Justice O’Donnell determined that Lyons’s inadvertent reference to the wrong code section in the sealing orders did not invalidate them, explaining that R.C. 2953.32 had authorized the court to seal the conviction records of John Doe and of other similarly situated individuals convicted of minor misdemeanors in the first instance, and “although the court sealed records with an entry that inadvertently referenced R.C. 2953.52, not R.C. 2953.32, such a clerical mistake is apparent on the record and does not affect the validity of the judgment. … The failure to cite the correct statute as authority for judicial action is such a nonsubstantive error that does not affect the validity of the order.”
Similarly, Justice O’Donnell concluded, “[t]he court’s decision to conduct the hearing required by R.C. 2953.32(B) and 2953.52(B) immediately upon disposition does not invalidate the order to seal. There is no waiting period for a minor misdemeanant to apply to seal a record, and Judge Lyons had scheduled the hearing on the application for the same day. There is no statutory language requiring the court to set a hearing date ‘at a reasonable time in the future’ … or to provide notice of the hearing to the public. Rather, the statutes direct the court only to notify the prosecutor of the hearing, and the prosecutor alone is granted the right to object to sealing.
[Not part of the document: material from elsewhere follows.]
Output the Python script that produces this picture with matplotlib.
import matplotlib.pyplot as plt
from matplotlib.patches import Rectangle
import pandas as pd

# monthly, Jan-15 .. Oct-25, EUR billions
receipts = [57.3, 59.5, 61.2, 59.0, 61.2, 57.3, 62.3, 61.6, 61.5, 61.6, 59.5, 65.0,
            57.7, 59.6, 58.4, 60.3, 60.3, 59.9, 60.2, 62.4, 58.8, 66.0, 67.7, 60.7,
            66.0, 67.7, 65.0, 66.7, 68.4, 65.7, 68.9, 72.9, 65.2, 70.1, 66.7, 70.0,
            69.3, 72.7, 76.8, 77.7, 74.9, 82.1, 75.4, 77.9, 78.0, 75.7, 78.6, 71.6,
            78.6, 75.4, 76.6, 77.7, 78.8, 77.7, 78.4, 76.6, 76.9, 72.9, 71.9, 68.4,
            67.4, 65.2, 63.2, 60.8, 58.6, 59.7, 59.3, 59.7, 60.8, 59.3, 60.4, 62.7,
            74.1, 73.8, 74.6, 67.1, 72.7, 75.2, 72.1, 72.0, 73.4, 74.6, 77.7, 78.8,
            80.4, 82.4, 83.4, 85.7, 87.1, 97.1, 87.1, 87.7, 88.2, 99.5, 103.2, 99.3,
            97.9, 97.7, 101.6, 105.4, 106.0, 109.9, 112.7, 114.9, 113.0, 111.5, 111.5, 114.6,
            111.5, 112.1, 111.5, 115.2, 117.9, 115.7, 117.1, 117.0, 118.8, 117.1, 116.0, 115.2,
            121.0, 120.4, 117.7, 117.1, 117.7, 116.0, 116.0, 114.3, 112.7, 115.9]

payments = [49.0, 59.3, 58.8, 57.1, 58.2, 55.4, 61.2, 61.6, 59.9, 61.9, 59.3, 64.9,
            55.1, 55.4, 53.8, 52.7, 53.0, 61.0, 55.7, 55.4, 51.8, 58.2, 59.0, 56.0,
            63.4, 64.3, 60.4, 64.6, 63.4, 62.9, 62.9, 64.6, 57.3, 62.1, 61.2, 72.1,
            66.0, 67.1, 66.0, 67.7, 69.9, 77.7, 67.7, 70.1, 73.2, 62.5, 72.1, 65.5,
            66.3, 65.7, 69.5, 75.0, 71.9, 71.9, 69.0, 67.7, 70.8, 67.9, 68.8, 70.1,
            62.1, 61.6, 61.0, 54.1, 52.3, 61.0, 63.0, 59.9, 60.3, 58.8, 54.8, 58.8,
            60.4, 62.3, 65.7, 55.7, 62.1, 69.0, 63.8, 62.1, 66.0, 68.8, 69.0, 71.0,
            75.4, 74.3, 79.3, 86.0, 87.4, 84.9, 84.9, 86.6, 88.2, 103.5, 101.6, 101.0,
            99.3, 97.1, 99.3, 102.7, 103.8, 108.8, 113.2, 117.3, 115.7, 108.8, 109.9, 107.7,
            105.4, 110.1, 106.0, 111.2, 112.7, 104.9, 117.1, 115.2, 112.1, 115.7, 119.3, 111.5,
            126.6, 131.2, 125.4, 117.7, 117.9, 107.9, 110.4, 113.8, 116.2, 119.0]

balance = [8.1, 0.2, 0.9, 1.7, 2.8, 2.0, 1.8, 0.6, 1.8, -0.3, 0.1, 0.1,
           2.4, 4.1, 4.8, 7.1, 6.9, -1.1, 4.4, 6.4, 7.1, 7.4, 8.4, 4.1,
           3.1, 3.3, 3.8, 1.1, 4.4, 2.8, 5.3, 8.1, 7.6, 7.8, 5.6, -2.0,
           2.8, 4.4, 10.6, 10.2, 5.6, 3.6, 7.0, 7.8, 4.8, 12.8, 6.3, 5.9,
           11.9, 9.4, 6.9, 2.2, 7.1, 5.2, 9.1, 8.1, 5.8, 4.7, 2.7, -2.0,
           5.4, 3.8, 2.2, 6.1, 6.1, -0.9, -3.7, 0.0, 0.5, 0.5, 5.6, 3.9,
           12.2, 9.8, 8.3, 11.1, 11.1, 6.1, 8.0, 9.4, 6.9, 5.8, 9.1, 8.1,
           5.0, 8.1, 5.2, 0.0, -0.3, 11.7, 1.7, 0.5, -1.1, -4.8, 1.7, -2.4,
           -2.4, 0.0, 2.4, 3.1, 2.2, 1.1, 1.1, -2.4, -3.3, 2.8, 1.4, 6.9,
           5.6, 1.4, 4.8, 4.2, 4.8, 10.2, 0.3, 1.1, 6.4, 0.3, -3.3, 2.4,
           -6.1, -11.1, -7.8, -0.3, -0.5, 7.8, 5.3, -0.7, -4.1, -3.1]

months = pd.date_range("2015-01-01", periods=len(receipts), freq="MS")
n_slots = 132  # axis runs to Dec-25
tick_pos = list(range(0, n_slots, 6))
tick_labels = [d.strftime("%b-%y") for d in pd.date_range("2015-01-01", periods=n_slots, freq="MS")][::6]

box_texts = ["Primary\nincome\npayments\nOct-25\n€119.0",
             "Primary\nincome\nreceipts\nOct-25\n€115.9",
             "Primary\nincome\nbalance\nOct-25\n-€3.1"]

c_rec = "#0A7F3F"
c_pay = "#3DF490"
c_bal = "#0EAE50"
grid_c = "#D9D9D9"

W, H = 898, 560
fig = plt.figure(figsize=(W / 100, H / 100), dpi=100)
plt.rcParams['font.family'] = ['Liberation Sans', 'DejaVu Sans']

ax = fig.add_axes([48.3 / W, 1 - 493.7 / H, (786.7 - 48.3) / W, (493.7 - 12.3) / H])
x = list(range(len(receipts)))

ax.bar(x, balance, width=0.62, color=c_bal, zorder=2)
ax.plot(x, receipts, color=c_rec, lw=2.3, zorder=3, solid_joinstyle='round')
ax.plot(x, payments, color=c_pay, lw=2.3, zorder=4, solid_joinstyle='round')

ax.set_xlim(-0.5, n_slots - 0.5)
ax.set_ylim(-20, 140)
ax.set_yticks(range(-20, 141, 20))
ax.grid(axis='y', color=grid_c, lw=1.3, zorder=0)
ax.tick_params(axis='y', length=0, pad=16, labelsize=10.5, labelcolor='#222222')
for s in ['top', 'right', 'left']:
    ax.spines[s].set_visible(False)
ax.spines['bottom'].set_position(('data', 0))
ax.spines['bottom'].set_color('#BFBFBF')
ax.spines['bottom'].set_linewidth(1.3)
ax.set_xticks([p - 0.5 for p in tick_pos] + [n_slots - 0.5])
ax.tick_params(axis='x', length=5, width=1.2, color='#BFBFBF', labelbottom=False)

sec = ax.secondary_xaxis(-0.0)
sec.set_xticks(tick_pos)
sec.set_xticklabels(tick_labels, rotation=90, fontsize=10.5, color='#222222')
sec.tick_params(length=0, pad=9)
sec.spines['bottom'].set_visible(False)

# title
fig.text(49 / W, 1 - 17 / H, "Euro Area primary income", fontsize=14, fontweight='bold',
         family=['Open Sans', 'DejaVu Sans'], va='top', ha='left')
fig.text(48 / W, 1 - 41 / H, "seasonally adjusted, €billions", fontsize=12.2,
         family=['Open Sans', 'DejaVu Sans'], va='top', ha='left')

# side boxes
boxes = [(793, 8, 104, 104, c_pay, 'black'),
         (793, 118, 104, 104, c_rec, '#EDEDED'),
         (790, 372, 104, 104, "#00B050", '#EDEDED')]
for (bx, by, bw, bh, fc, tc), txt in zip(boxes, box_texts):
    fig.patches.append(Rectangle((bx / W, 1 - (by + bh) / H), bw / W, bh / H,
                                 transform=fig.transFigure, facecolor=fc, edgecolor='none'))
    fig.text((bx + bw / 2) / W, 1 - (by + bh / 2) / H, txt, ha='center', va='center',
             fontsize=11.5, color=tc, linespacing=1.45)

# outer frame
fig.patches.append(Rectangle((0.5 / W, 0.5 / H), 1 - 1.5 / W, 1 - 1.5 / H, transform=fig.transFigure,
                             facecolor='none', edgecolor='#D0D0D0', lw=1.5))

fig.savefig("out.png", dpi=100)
Justice O’Donnell concurred with the judgment of the court denying writs ordering the court to unseal the records of minor misdemeanants for a five-year period, writing that “Lyons had authority to seal the records of minor misdemeanants upon disposition of the charges, and the errant reference to the wrong code section in the entries and the failure to schedule a future hearing on them does not invalidate the court’s orders in those cases.”
2012-1924 and 2013-0300. State ex rel. Cincinnati Enquirer v. Lyons, Slip Opinion No. 2014-Ohio-2354.